Required task: Extract exactly the lines from the top of the records through the line containing "return x / W", and keep pictures out of the copy.

++++ Input data ++++

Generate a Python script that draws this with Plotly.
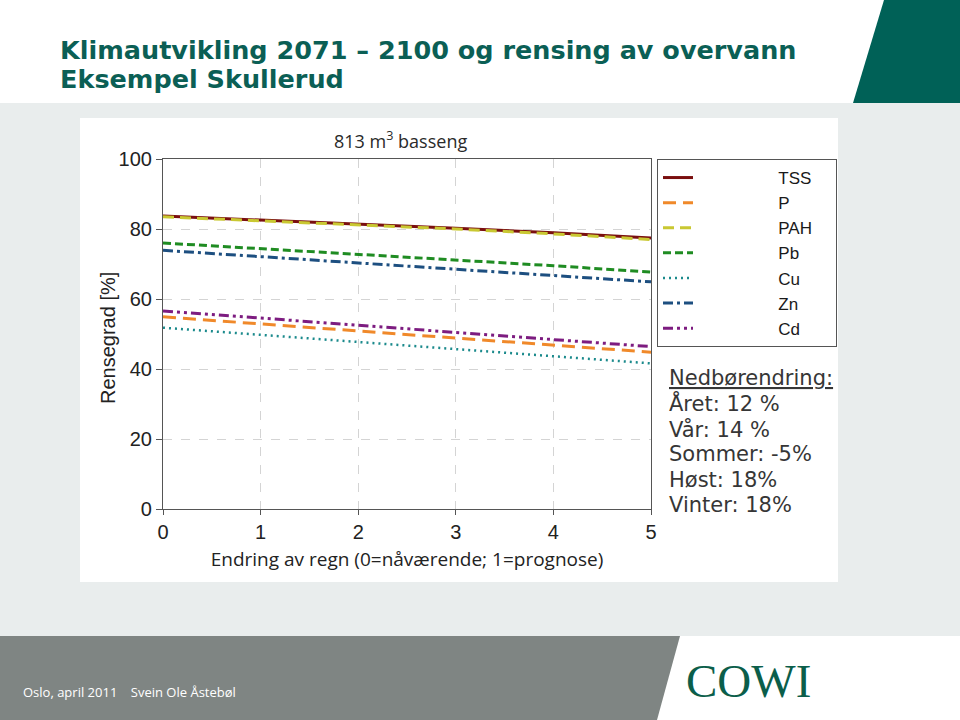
import plotly.graph_objects as go

# ---------------- data ----------------
x_vals = [0, 1, 2, 3, 4, 5]
series_names = ["TSS", "P", "PAH", "Pb", "Cu", "Zn", "Cd"]
tss = [83.7, 82.6, 81.4, 80.2, 78.9, 77.4]
p = [54.9, 52.9, 50.9, 48.9, 46.8, 44.8]
pah = [83.5, 82.4, 81.2, 80.0, 78.6, 77.0]
pb = [76.0, 74.4, 72.8, 71.2, 69.5, 67.7]
cu = [51.8, 49.8, 47.8, 45.7, 43.7, 41.6]
zn = [73.9, 72.1, 70.3, 68.5, 66.7, 64.9]
cd = [56.6, 54.5, 52.5, 50.5, 48.4, 46.4]
series_values = [tss, p, pah, pb, cu, zn, cd]

y_ticks = [0, 20, 40, 60, 80, 100]
x_ticks = [0, 1, 2, 3, 4, 5]

title_lines = ["Klimautvikling 2071 \u2013 2100 og rensing av overvann", "Eksempel Skullerud"]
chart_title = "813 m<sup>3</sup> basseng"
x_title = "Endring av regn (0=n\u00e5v\u00e6rende; 1=prognose)"
y_title = "Rensegrad [%]"
note_lines = ["<u>Nedb\u00f8rendring:</u>", "\u00c5ret: 12 %", "V\u00e5r: 14 %", "Sommer: -5%", "H\u00f8st: 18%", "Vinter: 18%"]
footer_text = "Oslo, april 2011\u00a0\u00a0\u00a0\u00a0Svein Ole \u00c5steb\u00f8l"
logo_text = "COWI"

# ---------------- styles ----------------
styles = {
    "TSS": dict(color="#7a0f0f", dash="solid", width=3),
    "P": dict(color="#f0892a", dash="13px,7px", width=3),
    "PAH": dict(color="#c9c832", dash="11px,6px", width=3),
    "Pb": dict(color="#1f8c22", dash="8px,4px", width=3),
    "Cu": dict(color="#1b8a8c", dash="2px,4px", width=2.5),
    "Zn": dict(color="#1d4f80", dash="10px,4px,3px,4px", width=3),
    "Cd": dict(color="#7d1c80", dash="10px,4px,3px,4px,3px,4px", width=3),
}

W, H = 960, 720


def px(x):
    return x / W


def py(y):
    return 1 - y / H


fig = go.Figure()
for name, vals in zip(series_names, series_values):
    fig.add_trace(go.Scatter(
        x=x_vals, y=vals, mode="lines",
        name="\u00a0" * 17 + name + "\u00a0" * 4,
        line=styles[name],
        hoverinfo="skip",
    ))

shapes = [
    dict(type="rect", xref="paper", yref="paper", x0=px(0), x1=px(960), y0=py(636), y1=py(103),
         fillcolor="#e9eded", line=dict(width=0), layer="below"),
    dict(type="rect", xref="paper", yref="paper", x0=px(80), x1=px(838), y0=py(582), y1=py(118),
         fillcolor="white", line=dict(width=0), layer="below"),
    dict(type="path", xref="paper", yref="paper",
         path=f"M {px(884)} {py(0)} L {px(960)} {py(0)} L {px(960)} {py(103)} L {px(853)} {py(103)} Z",
         fillcolor="#006157", line=dict(width=0), layer="below"),
    dict(type="path", xref="paper", yref="paper",
         path=f"M {px(0)} {py(636)} L {px(680)} {py(636)} L {px(657)} {py(720)} L {px(0)} {py(720)} Z",
         fillcolor="#7f8583", line=dict(width=0), layer="below"),
]

annotations = [
    dict(text=title_lines[0], x=px(58), y=py(50), xref="paper", yref="paper", xanchor="left", yanchor="middle",
         showarrow=False, font=dict(family="DejaVu Sans", size=25.5, color="#0b5f55", weight="bold")),
    dict(text=title_lines[1], x=px(58), y=py(79), xref="paper", yref="paper", xanchor="left", yanchor="middle",
         showarrow=False, font=dict(family="DejaVu Sans", size=25.5, color="#0b5f55", weight="bold")),
    dict(text=chart_title, x=px(400), y=py(140), xref="paper", yref="paper", xanchor="center", yanchor="middle",
         showarrow=False, font=dict(family="Open Sans", size=18, color="#2a2a2a")),
    dict(text=y_title, x=px(108), y=py(338), xref="paper", yref="paper", xanchor="center", yanchor="middle",
         textangle=-90, showarrow=False, font=dict(family="Liberation Sans", size=20, color="#222222")),
    dict(text=footer_text, x=px(21), y=py(692), xref="paper", yref="paper", xanchor="left", yanchor="middle",
         showarrow=False, font=dict(family="Open Sans", size=13, color="white")),
    dict(text=logo_text, x=px(748), y=py(681), xref="paper", yref="paper", xanchor="center", yanchor="middle",
         showarrow=False, font=dict(family="Liberation Serif", size=47, color="#0b5e4a")),
]
note_y = [378, 403, 429, 454, 480, 505]
for t, yy in zip(note_lines, note_y):
    annotations.append(dict(text=t, x=px(667), y=py(yy), xref="paper", yref="paper", xanchor="left",
                            yanchor="middle", showarrow=False,
                            font=dict(family="DejaVu Sans", size=21, color="#363636")))

fig.update_layout(
    width=W, height=H,
    margin=dict(l=0, r=0, t=0, b=0, pad=0, autoexpand=False),
    paper_bgcolor="white",
    plot_bgcolor="white",
    showlegend=True,
    legend=dict(x=px(657), y=py(159), xanchor="left", yanchor="top",
                bordercolor="#555555", borderwidth=1, bgcolor="white",
                font=dict(family="Liberation Sans", size=17, color="#1a1a1a"),
                tracegroupgap=0, itemwidth=30),
    shapes=shapes,
    annotations=annotations,
    xaxis=dict(domain=[px(163), px(651)], range=[0, 5], tickvals=x_ticks, showgrid=True,
               gridcolor="#d4d4d4", griddash="dash", gridwidth=1,
               showline=True, linecolor="#555555", linewidth=1.2, mirror=True,
               ticks="outside", ticklen=5, tickcolor="#555555", zeroline=False,
               tickfont=dict(family="Liberation Sans", size=20, color="#222222"),
               title=dict(text=x_title, standoff=10,
                          font=dict(family="Open Sans", size=19, color="#222222"))),
    yaxis=dict(domain=[py(509), py(159)], range=[0, 100], tickvals=y_ticks, showgrid=True,
               gridcolor="#d4d4d4", griddash="dash", gridwidth=1,
               showline=True, linecolor="#555555", linewidth=1.2, mirror=True,
               ticks="outside", ticklen=6, tickcolor="#555555", zeroline=False,
               tickfont=dict(family="Liberation Sans", size=20, color="#222222")),
)

fig.write_html("out.html", config={"displayModeBar": False},
               post_script="document.body.style.margin='0';document.body.style.overflow='hidden';")
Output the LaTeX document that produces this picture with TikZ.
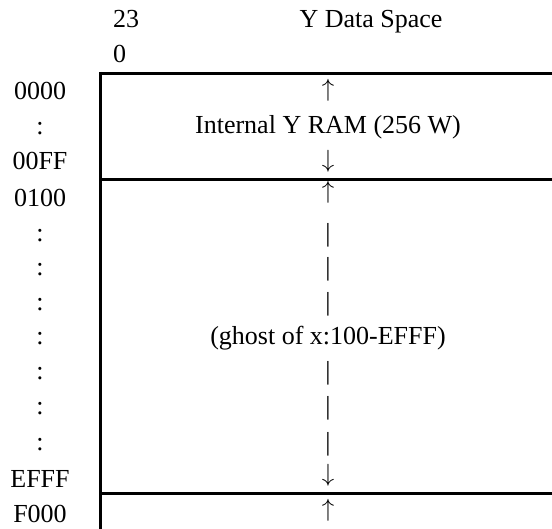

++++

The reply:
Generate a Python script that draws this with Plotly.
import plotly.graph_objects as go

# ---------------- data ----------------
x_vals = [0, 1, 2, 3, 4, 5]
series_names = ["TSS", "P", "PAH", "Pb", "Cu", "Zn", "Cd"]
tss = [83.7, 82.6, 81.4, 80.2, 78.9, 77.4]
p = [54.9, 52.9, 50.9, 48.9, 46.8, 44.8]
pah = [83.5, 82.4, 81.2, 80.0, 78.6, 77.0]
pb = [76.0, 74.4, 72.8, 71.2, 69.5, 67.7]
cu = [51.8, 49.8, 47.8, 45.7, 43.7, 41.6]
zn = [73.9, 72.1, 70.3, 68.5, 66.7, 64.9]
cd = [56.6, 54.5, 52.5, 50.5, 48.4, 46.4]
series_values = [tss, p, pah, pb, cu, zn, cd]

y_ticks = [0, 20, 40, 60, 80, 100]
x_ticks = [0, 1, 2, 3, 4, 5]

title_lines = ["Klimautvikling 2071 \u2013 2100 og rensing av overvann", "Eksempel Skullerud"]
chart_title = "813 m<sup>3</sup> basseng"
x_title = "Endring av regn (0=n\u00e5v\u00e6rende; 1=prognose)"
y_title = "Rensegrad [%]"
note_lines = ["<u>Nedb\u00f8rendring:</u>", "\u00c5ret: 12 %", "V\u00e5r: 14 %", "Sommer: -5%", "H\u00f8st: 18%", "Vinter: 18%"]
footer_text = "Oslo, april 2011\u00a0\u00a0\u00a0\u00a0Svein Ole \u00c5steb\u00f8l"
logo_text = "COWI"

# ---------------- styles ----------------
styles = {
    "TSS": dict(color="#7a0f0f", dash="solid", width=3),
    "P": dict(color="#f0892a", dash="13px,7px", width=3),
    "PAH": dict(color="#c9c832", dash="11px,6px", width=3),
    "Pb": dict(color="#1f8c22", dash="8px,4px", width=3),
    "Cu": dict(color="#1b8a8c", dash="2px,4px", width=2.5),
    "Zn": dict(color="#1d4f80", dash="10px,4px,3px,4px", width=3),
    "Cd": dict(color="#7d1c80", dash="10px,4px,3px,4px,3px,4px", width=3),
}

W, H = 960, 720


def px(x):
    return x / W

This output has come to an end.